August 13, 2012

I survived the crash of ’97

1997 seems so long ago now but the lesson from one of our client experiences is still relevant today. One day I received a call from one of our ERP software clients who found themselves in a desperate situation. Their redundant backup system had failed them and they were looking for help. The company had invested in a server with RAID 5 architecture that also had each drive mirrored. As many of you probably know, if one of the RAID 5 drives failed, they should have just been able to replace the drive and it would be automatically re-built. With the drive mirroring, it should also have been possible for the backup mirrored drive to take over from the original drive. In this situation, one of the drives still functioned but was writing garbage, which was then duplicated on the mirrored drive. Both hardware backups were rendered useless. Next the company went back to their tape backup, which was faithfully run every night with a complete backup and verified by someone in the accounting department who inspected the backup logs each morning. Unfortunately, the tape backup was useless. About the same time the person responsible for IT had left the firm about eighteen months previously and not been replaced because of downsizing in that department, the tape backup itself had come back from repair. The repair obviously hadn’t worked as the tape heads were wandering up and down randomly across the tape. Although the backup logs said the backup had worked, the tapes were useless. We tried sending them to a data recovery specialist but they were unable to recover any information. This was a rather complex business involving service, inventory, and manufacturing and we really had no idea what we were doing to do next at that point. We were able to find a close to two year old CD backup that we had created as a test for a reporting solution and happened to still be in my desk drawer. This gave us a head start on populating master files such as customers and inventory items and gave us historical financial information up to that point in time. Everything else had to be re-created manually from paperwork and took months to do. Fortunately, the company was in a relatively strong financial position and was able to survive, unlike many companies. A recent article that I read suggested that the majority of companies who go through something such as this shut their doors an average of six years after the accident.
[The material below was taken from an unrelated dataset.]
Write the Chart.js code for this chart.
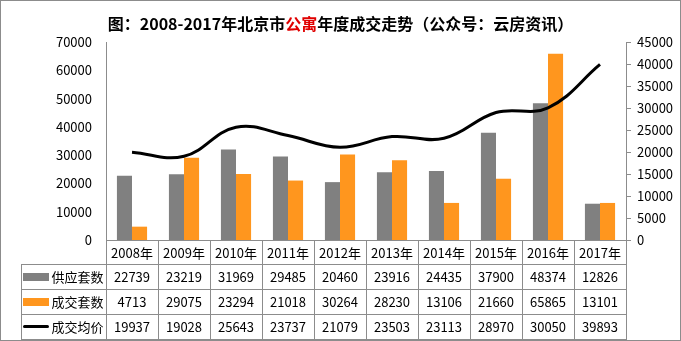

After everything was done, we had a celebration and t-shirts were handed out with the phrase “I survived the crash of ’97” printed on the front. I could go into numerous details here about what could have been done differently but I will keep it short. Make sure you test your backups on a regular basis, ideally on a backup duplicate server and backup system that you keep offsite. You should be able to take your offsite backup information and restore your system within twenty-four hours. And make sure you talk to someone who knows what they are doing so you can devise a proper disaster recovery strategy. That same article, by the way, said that companies that had gone through this type of experience were willing to pay almost anything to make sure they did not find themselves in this situation again.